Learning DVCS Workflow - 2

I hacked on my web site project this Easter long-weekend, and learnt how to split the existing repository into separate projects, and then glue it back together again.

I also learnt about Git Large File Storage (LFS), how to set it up, and how to migrate certain file types to use this for more efficient handling of binary files.


My website is made up of several things:

  • A blog, which is generated using the Nikola static blog generator
  • Some pages which are not blogs, also generated using Nikola
  • Some photos, which Nikola automatically generates a viewer for
  • Some web hacks to play with learning JavaScript, CSS, and hand-written HTML
  • A mirror of the Jargon File

Since the beginning, it's all been a single project, and since 2015 when I moved it into Nikola, it was all a single git "monorepo". I just dumped files that Nikola should copy as-is into /files/ and leave it all in the same Git repository. It meant that when I moved from GitHub to GitLab last year it was a single project to import, and everything is fabulous.

Except that it's all a jumble of stuff in the git history.

So, to keep these separate things apart, I decided that I would learn about using git for one of the things that it's famous for: rewriting history.

Splitting a project into parts

There is a really good extension for git called git filter-repo which is a modern, fast replacement for older tools like the BFG Repo-Cleaner. I used it to break out the separate parts of my milosophical-me project, according to the file paths.

First, I cloned the project from GitLab, and then I made two more copies locally (rsync -HPvax). Then in each repository copy, I filtered just the paths I wanted to keep:

git filter-repo --subdirectory-filter files/jargon/
git filter-repo --subdirectory-filter files/hax/

For the copy of the repository that was to be my Nikola site, I also removed these paths, keeping what remains:

git filter-repo --path files/hax/ --path files/jargon/ --invert-paths

So now I have three different local git repositories with just the files and commits for that project. I also cleaned up the branches for the hax and jargon projects:

git branch -m src master
git branch -d hax

All that remained was to make two new Projects in GitLab and import these repositories. I put them into my own Group milohax-net:

Putting the parts back together again

I can't publish these projects to a package library as some kind of code module to include, but rather must have them copied into my milosophical-me project.

Traditionally, the way to do this is with git sub-modules. But I've had bad experiences with sub-modules, and I don't want to go there again if I don't have to. Basically they're broken, in my opinion.

I learnt about git subtrees. These are a bit better, but still you have to be careful with them.

Finally I learnt about git sub-repos. These are excellent, because to use them needs nothing special, not even installing the plugin (you do need to install the plugin if you want to pull updates from the sub-repo, or push to it from your super-repo, but not just to clone and use the super-repo).
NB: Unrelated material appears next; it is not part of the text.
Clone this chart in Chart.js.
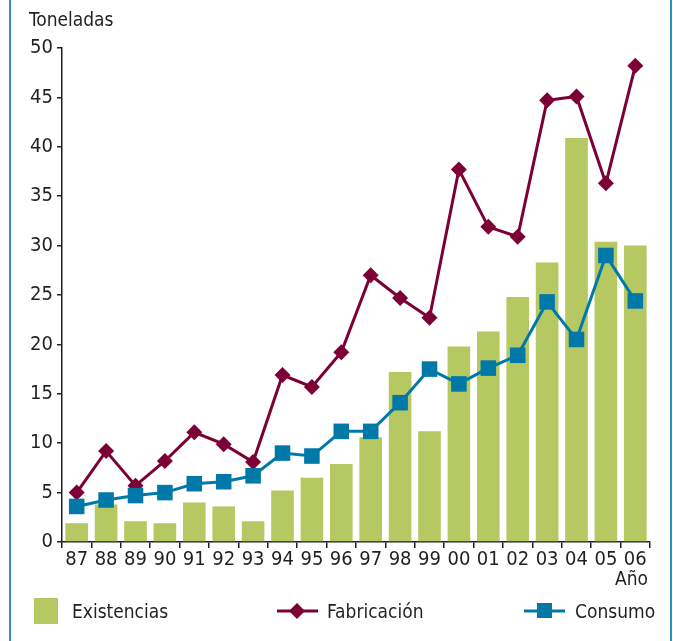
<!DOCTYPE html>
<html>
<head>
<meta charset="utf-8">
<script src="https://cdn.jsdelivr.net/npm/chart.js@4.4.1/dist/chart.umd.min.js"></script>
<style>
  html, body { margin:0; padding:0; background:#fff; }
  #wrap { position:relative; width:673px; height:641px; overflow:hidden; font-family:'Liberation Sans Narrow','DejaVu Sans Condensed',sans-serif; color:#231f20; }
  #c { position:absolute; left:0; top:0; }
  .frame { position:absolute; top:0; width:2px; height:641px; background:#2e8fbd; }
  .txt { position:absolute; white-space:nowrap; font-size:19px; line-height:1; }
</style>
</head>
<body>
<div id="wrap">
  <canvas id="c" width="673" height="641"></canvas>
  <div class="frame" style="left:9px"></div>
  <div class="frame" style="left:670px"></div>
  <div class="txt" id="ytitle" style="left:29px; top:10px;">Toneladas</div>
  <div class="txt" id="xtitle" style="right:25px; top:569px;">Año</div>
  <div class="txt" style="left:34px; top:598px; width:24px; height:26px; background:#b5c862;"></div>
  <div class="txt" style="left:72px; top:602px;">Existencias</div>
  <svg style="position:absolute; left:276px; top:601px;" width="44" height="20">
    <line x1="1" y1="10" x2="42" y2="10" stroke="#7c0036" stroke-width="3"/>
    <polygon points="21,2 29,10 21,18 13,10" fill="#7c0036"/>
  </svg>
  <div class="txt" style="left:327px; top:602px;">Fabricación</div>
  <svg style="position:absolute; left:523px; top:601px;" width="44" height="20">
    <line x1="1" y1="10" x2="42" y2="10" stroke="#0079a8" stroke-width="3"/>
    <rect x="14" y="2" width="15" height="15" fill="#0079a8"/>
  </svg>
  <div class="txt" style="left:575px; top:602px;">Consumo</div>
</div>
<script>
const years = ['87','88','89','90','91','92','93','94','95','96','97','98','99','00','01','02','03','04','05','06'];
const existencias = [1.9,3.8,2.1,1.9,4.0,3.6,2.1,5.2,6.5,7.9,10.6,17.2,11.2,19.8,21.3,24.8,28.3,40.9,30.4,30.0];
const fabricacion = [5.0,9.2,5.7,8.2,11.1,9.9,8.1,16.9,15.7,19.2,27.0,24.7,22.7,37.7,31.9,30.9,44.7,45.1,36.3,48.2];
const consumo = [3.6,4.25,4.7,5.0,5.9,6.1,6.7,9.0,8.7,11.2,11.2,14.1,17.5,16.0,17.6,18.9,24.3,20.5,29.0,24.4];
const yTicks = [0,5,10,15,20,25,30,35,40,45,50];

const FONT = "'Liberation Sans Narrow','DejaVu Sans Condensed',sans-serif";
const AXIS = '#231f20';

new Chart(document.getElementById('c'), {
  type: 'bar',
  data: {
    labels: years,
    datasets: [
      { type:'line', label:'Consumo', data: consumo, borderColor:'#0079a8', backgroundColor:'#0079a8',
        borderWidth:3, pointStyle:'rect', pointRadius:11, pointBorderWidth:0, order:1, tension:0 },
      { type:'line', label:'Fabricación', data: fabricacion, borderColor:'#7c0036', backgroundColor:'#7c0036',
        borderWidth:3, pointStyle:'rectRot', pointRadius:8, pointBorderWidth:0, order:2, tension:0 },
      { type:'bar', label:'Existencias', data: existencias, backgroundColor:'#b5c862',
        categoryPercentage:1.0, barPercentage:0.77, order:3 }
    ]
  },
  options: {
    responsive:false,
    animation:false,
    layout:{ padding:{ left:0, right:23, top:48, bottom:69 } },
    plugins:{ legend:{ display:false }, tooltip:{ enabled:false } },
    scales:{
      x:{
        offset:true,
        grid:{ offset:true, drawOnChartArea:false, drawTicks:true, tickLength:6, color:AXIS, lineWidth:1.5 },
        border:{ color:AXIS, width:1.5 },
        ticks:{ color:AXIS, font:{ family:FONT, size:20 }, padding:0, maxRotation:0, autoSkip:false },
        afterFit(s){ s.height = 30; }
      },
      y:{
        min:0, max:50,
        afterBuildTicks(s){ s.ticks = yTicks.map(v => ({ value:v })); },
        grid:{ drawOnChartArea:false, drawTicks:true, tickLength:5, color:AXIS, lineWidth:1.5 },
        border:{ color:AXIS, width:1.5 },
        ticks:{ color:AXIS, font:{ family:FONT, size:20 }, padding:4 },
        afterFit(s){ s.width = 62; }
      }
    }
  }
});
</script>
</body>
</html>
So for sub-repos, you just clone them in and the whole history is "squashed" (like with subtree), but merging and rebasing in the super-repo Just Works™. You don't have to forever manage which ref you linked like a sub-module, or be careful what you commit like sub-trees.

Just do this from the root of the super-repo:

git subrepo clone https://gitlab.com/milohax-net/web-hax.git files/hax
git subrepo clone https://gitlab.com/milohax-net/jargon.git files/jargon

The relationship to the sub-repo is still tracked. This means that later on, to update one of them (say, if I make a new hack in web-hax), I can pull the latest into my main repo:

git subrepo pull files/hax/

(you can also specify a tag or a ref, rather than just the latest)
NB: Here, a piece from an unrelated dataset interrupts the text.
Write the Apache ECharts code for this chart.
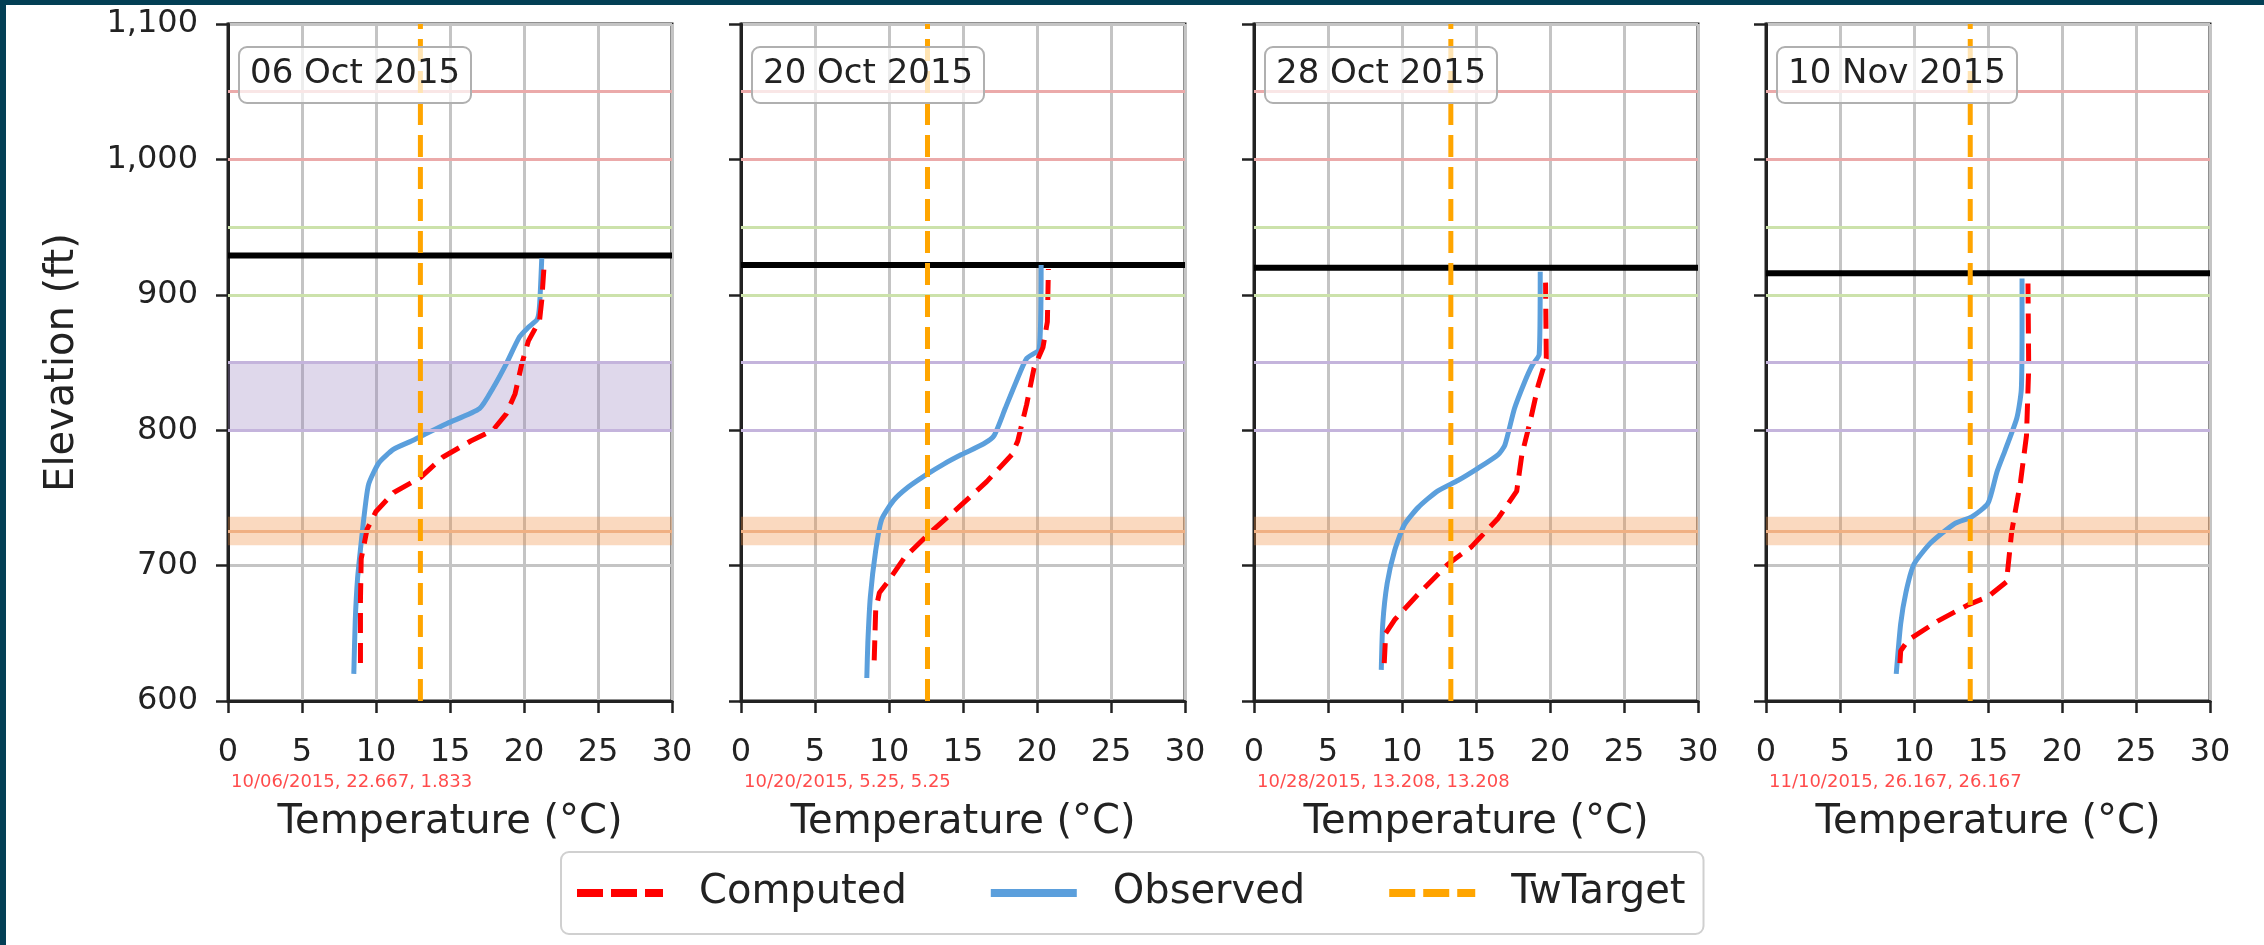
<!DOCTYPE html>
<html>
<head>
<meta charset="utf-8">
<title>Temperature profiles</title>
<script src="https://cdn.jsdelivr.net/npm/echarts@6/dist/echarts.min.js"></script>
<style>
  html, body { margin: 0; padding: 0; background: #fff; }
  #frame { position: relative; width: 2264px; height: 945px; overflow: hidden; }
  #frame .edge { position: absolute; background: #033f55; z-index: 5; }
  #chart { width: 2264px; height: 945px; }
</style>
</head>
<body>
<div id="frame">
  <div class="edge" style="left:0;top:0;width:2264px;height:5px"></div>
  <div class="edge" style="left:0;top:0;width:6px;height:945px"></div>
  <div id="chart"></div>
</div>
<script>
// one panel per profile date
const dates = ['06 Oct 2015', '20 Oct 2015', '28 Oct 2015', '10 Nov 2015'];
const notes = ['10/06/2015, 22.667, 1.833', '10/20/2015, 5.25, 5.25', '10/28/2015, 13.208, 13.208', '11/10/2015, 26.167, 26.167'];
const twTarget = [13.0, 12.6, 13.3, 13.8];
const surfaceElev = [929, 922, 920, 916];

// [temperature °C, elevation ft]
const obs1006 = [[8.5,620],[8.6,660],[8.75,690],[8.95,712],[9.2,737],[9.5,760],[10.2,776],[11.2,786],[12.4,792],[13.3,797],[14.8,805],[17.0,816],[17.9,831],[18.8,849],[19.7,869],[20.3,876],[20.9,882],[21.05,892],[21.2,927]];
const cmp1006 = [[8.95,628],[8.95,675],[9.0,705],[9.4,727],[10.0,740],[11.2,754],[13.0,765],[14.5,780],[16.4,792],[17.9,800],[18.8,812],[19.4,827],[19.85,849],[20.3,866],[21.05,881],[21.2,896],[21.35,920]];
const obs1020 = [[8.5,617],[8.57,643],[8.74,677],[9.1,711],[9.5,734],[10.3,748],[11.3,758],[12.5,767],[13.7,775],[14.9,782],[16.4,790],[17.1,796],[17.85,816],[18.6,836],[19.3,853],[20.15,860],[20.28,922]];
const cmp1020 = [[9.0,630],[9.1,667],[9.35,680],[9.85,687],[11.05,706],[12.75,724],[14.7,743],[16.6,762],[18.3,782],[18.7,792],[19.3,819],[19.8,846],[20.4,861],[20.7,880],[20.77,919]];
const obs1028 = [[8.6,623],[8.7,657],[9.0,687],[9.5,711],[10.15,730],[11.1,743],[12.4,755],[13.8,763],[15.15,772],[16.5,782],[16.95,789],[17.6,816],[18.3,836],[18.8,848],[19.27,856],[19.34,917]];
const cmp1028 = [[8.8,628],[8.9,650],[9.5,660],[11.1,679],[13.1,701],[14.7,714],[16.5,735],[17.75,755],[18.1,782],[18.65,806],[19.2,833],[19.75,853],[19.7,909]];
const obs1110 = [[8.8,620],[9.1,657],[9.45,680],[10.0,701],[11.15,717],[12.75,731],[13.9,736],[15.0,746],[15.6,769],[16.15,785],[16.95,809],[17.25,830],[17.3,880],[17.3,912]];
const cmp1110 = [[9.05,628],[9.1,637],[9.6,645],[11.6,659],[13.65,671],[15.0,677],[16.25,688],[16.6,725],[17.2,762],[17.6,796],[17.75,846],[17.7,911]];

const observed = [obs1006, obs1020, obs1028, obs1110];
const computed = [cmp1006, cmp1020, cmp1028, cmp1110];

// reference elevations
const redLevels = [1050, 1000];
const greenLevels = [950, 900];
const purpleLevels = [850, 800];
const orangeBand = [715, 736];
const orangeMid = 725.5;

const tempMin = 0, tempMax = 30, tempStep = 5;
const elevMin = 600, elevMax = 1100, elevStep = 100;

const FONT = 'DejaVu Sans';
const INK = '#222';
const BLUE = '#5b9fdc';
const RED = '#ff0000';
const ORANGE = '#ffa500';
const GRID = '#c4c4c4';

const gridLeft = [228, 741, 1254, 1766];
const gridW = 444, gridTop = 24, gridH = 677;

const chart = echarts.init(document.getElementById('chart'));

const grids = [], xAxes = [], yAxes = [], series = [], titles = [], texts = [];

dates.forEach(function (d, i) {
  grids.push({ left: gridLeft[i], top: gridTop, width: gridW, height: gridH,
    show: true, borderColor: INK, borderWidth: 3, backgroundColor: 'transparent' });

  xAxes.push({
    gridIndex: i, type: 'value', min: tempMin, max: tempMax, interval: tempStep,
    name: 'Temperature (°C)', nameLocation: 'middle', nameGap: 102,
    nameTextStyle: { fontSize: 40, color: INK, fontFamily: FONT },
    axisLine: { show: true, onZero: false, lineStyle: { color: INK, width: 3 } },
    axisTick: { show: true, length: 12, lineStyle: { color: INK, width: 2.5 } },
    axisLabel: { fontSize: 32, color: INK, fontFamily: FONT, margin: 36 },
    splitLine: { show: true, lineStyle: { color: GRID, width: 3 } }
  });

  yAxes.push({
    gridIndex: i, type: 'value', min: elevMin, max: elevMax, interval: elevStep,
    name: i === 0 ? 'Elevation (ft)' : '', nameLocation: 'middle', nameGap: 145,
    nameTextStyle: { fontSize: 40, color: INK, fontFamily: FONT },
    axisLine: { show: true, onZero: false, lineStyle: { color: INK, width: 3 } },
    axisTick: { show: true, length: 12, lineStyle: { color: INK, width: 2.5 } },
    axisLabel: { show: i === 0, fontSize: 32, color: INK, fontFamily: FONT, margin: 30,
      formatter: function (v) { return v.toLocaleString('en-US'); } },
    splitLine: { show: true, lineStyle: { color: GRID, width: 3 } }
  });

  const levelLines = []
    .concat(redLevels.map(function (y) { return { yAxis: y, lineStyle: { color: '#ebaaaa', width: 3, type: 'solid' } }; }))
    .concat(greenLevels.map(function (y) { return { yAxis: y, lineStyle: { color: '#cce2ab', width: 3, type: 'solid' } }; }))
    .concat(purpleLevels.map(function (y) { return { yAxis: y, lineStyle: { color: '#c4b4dc', width: 3, type: 'solid' } }; }))
    .concat([{ yAxis: orangeMid, lineStyle: { color: '#f0b083', width: 3, type: 'solid' } }]);

  const bands = [[{ yAxis: orangeBand[0], itemStyle: { color: 'rgba(240,140,60,0.33)' } }, { yAxis: orangeBand[1] }]];
  if (i === 0) {
    bands.push([{ yAxis: purpleLevels[1], itemStyle: { color: 'rgba(150,125,190,0.3)' } }, { yAxis: purpleLevels[0] }]);
  }

  // water surface line, carrying the reference levels and bands
  series.push({
    name: 'surface', type: 'line', xAxisIndex: i, yAxisIndex: i, z: 2, silent: true,
    showSymbol: false, symbol: 'none',
    data: [[tempMin, surfaceElev[i]], [tempMax, surfaceElev[i]]],
    lineStyle: { color: '#000', width: 6 },
    markLine: { silent: true, symbol: 'none', label: { show: false }, data: levelLines, animation: false },
    markArea: { silent: true, label: { show: false }, data: bands, animation: false }
  });

  series.push({
    name: 'Observed', type: 'line', xAxisIndex: i, yAxisIndex: i, z: 3,
    showSymbol: false, symbol: 'none', smooth: 0.2,
    data: observed[i],
    itemStyle: { color: BLUE },
    lineStyle: { color: BLUE, width: 5 }
  });

  series.push({
    name: 'Computed', type: 'line', xAxisIndex: i, yAxisIndex: i, z: 4,
    showSymbol: false, symbol: 'none',
    data: computed[i],
    itemStyle: { color: RED },
    lineStyle: { color: RED, width: 5, type: [20, 10] }
  });

  series.push({
    name: 'TwTarget', type: 'line', xAxisIndex: i, yAxisIndex: i, z: 5,
    showSymbol: false, symbol: 'none',
    data: [[twTarget[i], elevMin], [twTarget[i], elevMax]],
    itemStyle: { color: ORANGE },
    lineStyle: { color: ORANGE, width: 5, type: [22, 10] }
  });

  titles.push({
    text: d, left: gridLeft[i] + 11, top: 47,
    padding: [10, 11, 12, 11],
    backgroundColor: 'rgba(255,255,255,0.7)', borderColor: '#b0b0b0', borderWidth: 2, borderRadius: 8,
    textStyle: { fontSize: 34, fontWeight: 'normal', color: INK, fontFamily: FONT }
  });

  texts.push({
    type: 'text', left: gridLeft[i] + 3, top: 773, silent: true,
    style: { text: notes[i], fontSize: 18, fill: 'rgba(255,30,30,0.8)', fontFamily: FONT }
  });
});

const dashIcon = 'path://M0,0H26V8H0Z M34,0H60V8H34Z M68,0H86V8H68Z';

chart.setOption({
  animation: false,
  backgroundColor: 'transparent',
  title: titles,
  grid: grids,
  xAxis: xAxes,
  yAxis: yAxes,
  legend: {
    data: [
      { name: 'Computed', icon: dashIcon, itemStyle: { color: RED } },
      { name: 'Observed', icon: 'rect', itemStyle: { color: BLUE } },
      { name: 'TwTarget', icon: dashIcon, itemStyle: { color: ORANGE } }
    ],
    left: 561, top: 852,
    itemWidth: 86, itemHeight: 8, itemGap: 84,
    padding: [21, 18, 21, 16],
    borderColor: '#d0d0d0', borderWidth: 2, borderRadius: 8,
    itemStyle: { borderWidth: 0 },
    textStyle: { fontSize: 40, color: INK, fontFamily: FONT, padding: [0, 0, 0, 31] },
    selectedMode: false
  },
  graphic: texts,
  series: series
});
</script>
</body>
</html>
Working with Large File Storage

Traditionally git was for working with text files, such as computer source code. It doesn't work well with binary files like images or audio. If you have a lot of images in a git repository, then when you clone it, all the versions of all of them are downloaded so that you can visit their history. It's very large, and very slow. Also it's usually a waste because history isn't checked out often for images.

Git Large File Storage (LFS) was invented to work efficiently with these files. It keeps a "pointer" to the file in the git repository, and then lazy-loads the images from the remote storage. You only download the version that you ask for (typically the latest), and then that's cached in .git/lfs/ in a hashed filespec, and copied to your working copy on checkout.

You're expected to plan ahead and install it to your repository, and track certain file types before you commit them. But what if you didn't do that…?

Well not to worry, it's very simple to fix:

git lfs migrate import --everything --include="*.jpg,*.jpeg,*.gif,*.png,*.zip,*.gz"

Now as well as tracking all future files of these types, the existing ones are migrated to LFS. This command rewrites your commit history. If you don't want to do that, read the man-page.